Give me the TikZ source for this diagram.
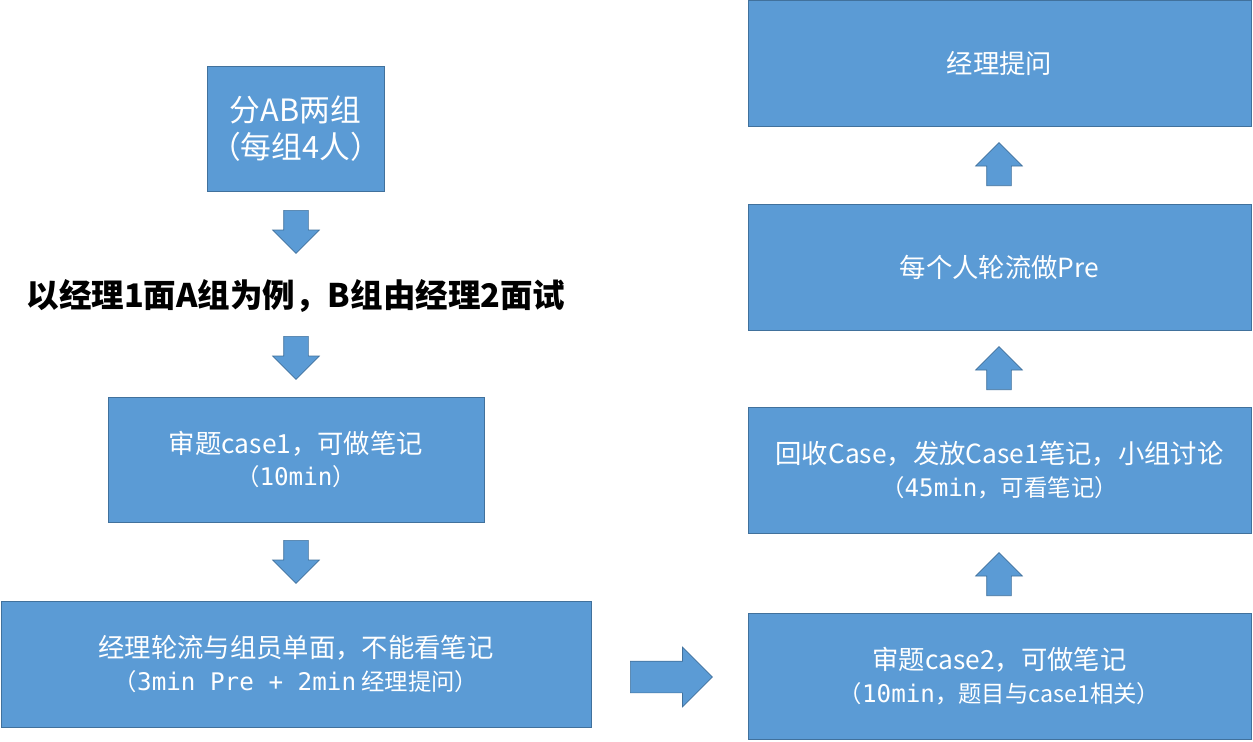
\documentclass[tikz,border=0pt]{standalone}
\usepackage{fontspec}
\setmainfont{Noto Sans CJK SC}
\newfontfamily\monolat{DejaVu Sans Mono}
\usetikzlibrary{shapes.arrows}
\definecolor{boxblue}{HTML}{5B9BD5}
\definecolor{boxline}{HTML}{41719C}
\newcommand{\subline}[1]{{\fontsize{13.3}{15}\selectfont #1}}
\newcommand{\ml}[1]{{\monolat\fontsize{13.8}{15}\selectfont #1}}

\begin{document}
\begin{tikzpicture}[x=0.02cm,y=-0.02cm]
  \tikzset{StepBox/.style = {draw = boxline, fill = boxblue, text = white, align = center,
                             inner sep = 0pt, font = \fontsize{15}{18.5}\selectfont},
           BlockArrow/.style = {single arrow, draw = boxline, fill = boxblue, inner xsep = 0pt,
                                inner ysep = 0.24cm, single arrow head extend = 0.22cm,
                                minimum height = 0.86cm, anchor = tail}}
  \useasboundingbox (0,0) rectangle (1253,741);
  % left column
  \node[StepBox, minimum width = 3.54cm, minimum height = 2.5cm,
        font = \fontsize{17.5}{21.5}\selectfont] (groups) at (295.5,128.5)
       {分AB两组\\（每组4人）};
  \node[BlockArrow, rotate = -90] (down1) at (296,210) {};
  \node[font = \fontsize{18.5}{22}\selectfont\bfseries] (lead) at (296,296)
       {以经理1面A组为例，B组由经理2面试};
  \node[BlockArrow, rotate = -90] (down2) at (296,336) {};
  \node[StepBox, minimum width = 7.52cm, minimum height = 2.5cm] (case1) at (296,459.5)
       {审题case1，可做笔记\\\subline{（\ml{10min}）}};
  \node[BlockArrow, rotate = -90] (down3) at (296,540) {};
  \node[StepBox, minimum width = 11.8cm, minimum height = 2.52cm] (single) at (296,664)
       {经理轮流与组员单面，不能看笔记\\\subline{（\ml{3min Pre + 2min} 经理提问）}};
  % across
  \node[BlockArrow, minimum height = 1.64cm, inner ysep = 0.31cm,
        single arrow head extend = 0.28cm] (across) at (630,677) {};
  % right column
  \node[StepBox, minimum width = 10.06cm, minimum height = 2.52cm] (case2) at (999.5,676)
       {审题case2，可做笔记\\\subline{（\ml{10min}，题目与case1相关）}};
  \node[BlockArrow, rotate = 90] (up1) at (999,596) {};
  \node[StepBox, minimum width = 10.06cm, minimum height = 2.52cm] (discuss) at (999.5,470)
       {回收Case，发放Case1笔记，小组讨论\\\subline{（\ml{45min}，可看笔记）}};
  \node[BlockArrow, rotate = 90] (up2) at (999,390) {};
  \node[StepBox, minimum width = 10.06cm, minimum height = 2.52cm] (pre) at (999.5,267)
       {每个人轮流做Pre};
  \node[BlockArrow, rotate = 90] (up3) at (999,186) {};
  \node[StepBox, minimum width = 10.06cm, minimum height = 2.52cm] (ask) at (999.5,63)
       {经理提问};
\end{tikzpicture}
\end{document}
__________
_Stated goal_
Your copy of the data above should match it exactly, except that pictures are left out.

_Solution for this exercise_
Give me the TikZ source for this diagram.
\documentclass[tikz,border=0pt]{standalone}
\usepackage{fontspec}
\setmainfont{Noto Sans CJK SC}
\newfontfamily\monolat{DejaVu Sans Mono}
\usetikzlibrary{shapes.arrows}
\definecolor{boxblue}{HTML}{5B9BD5}
\definecolor{boxline}{HTML}{41719C}
\newcommand{\subline}[1]{{\fontsize{13.3}{15}\selectfont #1}}
\newcommand{\ml}[1]{{\monolat\fontsize{13.8}{15}\selectfont #1}}

\begin{document}
\begin{tikzpicture}[x=0.02cm,y=-0.02cm]
  \tikzset{StepBox/.style = {draw = boxline, fill = boxblue, text = white, align = center,
                             inner sep = 0pt, font = \fontsize{15}{18.5}\selectfont},
           BlockArrow/.style = {single arrow, draw = boxline, fill = boxblue, inner xsep = 0pt,
                                inner ysep = 0.24cm, single arrow head extend = 0.22cm,
                                minimum height = 0.86cm, anchor = tail}}
  \useasboundingbox (0,0) rectangle (1253,741);
  % left column
  \node[StepBox, minimum width = 3.54cm, minimum height = 2.5cm,
        font = \fontsize{17.5}{21.5}\selectfont] (groups) at (295.5,128.5)
       {分AB两组\\（每组4人）};
  \node[BlockArrow, rotate = -90] (down1) at (296,210) {};
  \node[font = \fontsize{18.5}{22}\selectfont\bfseries] (lead) at (296,296)
       {以经理1面A组为例，B组由经理2面试};
  \node[BlockArrow, rotate = -90] (down2) at (296,336) {};
  \node[StepBox, minimum width = 7.52cm, minimum height = 2.5cm] (case1) at (296,459.5)
       {审题case1，可做笔记\\\subline{（\ml{10min}）}};
  \node[BlockArrow, rotate = -90] (down3) at (296,540) {};
  \node[StepBox, minimum width = 11.8cm, minimum height = 2.52cm] (single) at (296,664)
       {经理轮流与组员单面，不能看笔记\\\subline{（\ml{3min Pre + 2min} 经理提问）}};
  % across
  \node[BlockArrow, minimum height = 1.64cm, inner ysep = 0.31cm,
        single arrow head extend = 0.28cm] (across) at (630,677) {};
  % right column
  \node[StepBox, minimum width = 10.06cm, minimum height = 2.52cm] (case2) at (999.5,676)
       {审题case2，可做笔记\\\subline{（\ml{10min}，题目与case1相关）}};
  \node[BlockArrow, rotate = 90] (up1) at (999,596) {};
  \node[StepBox, minimum width = 10.06cm, minimum height = 2.52cm] (discuss) at (999.5,470)
       {回收Case，发放Case1笔记，小组讨论\\\subline{（\ml{45min}，可看笔记）}};
  \node[BlockArrow, rotate = 90] (up2) at (999,390) {};
  \node[StepBox, minimum width = 10.06cm, minimum height = 2.52cm] (pre) at (999.5,267)
       {每个人轮流做Pre};
  \node[BlockArrow, rotate = 90] (up3) at (999,186) {};
  \node[StepBox, minimum width = 10.06cm, minimum height = 2.52cm] (ask) at (999.5,63)
       {经理提问};
\end{tikzpicture}
\end{document}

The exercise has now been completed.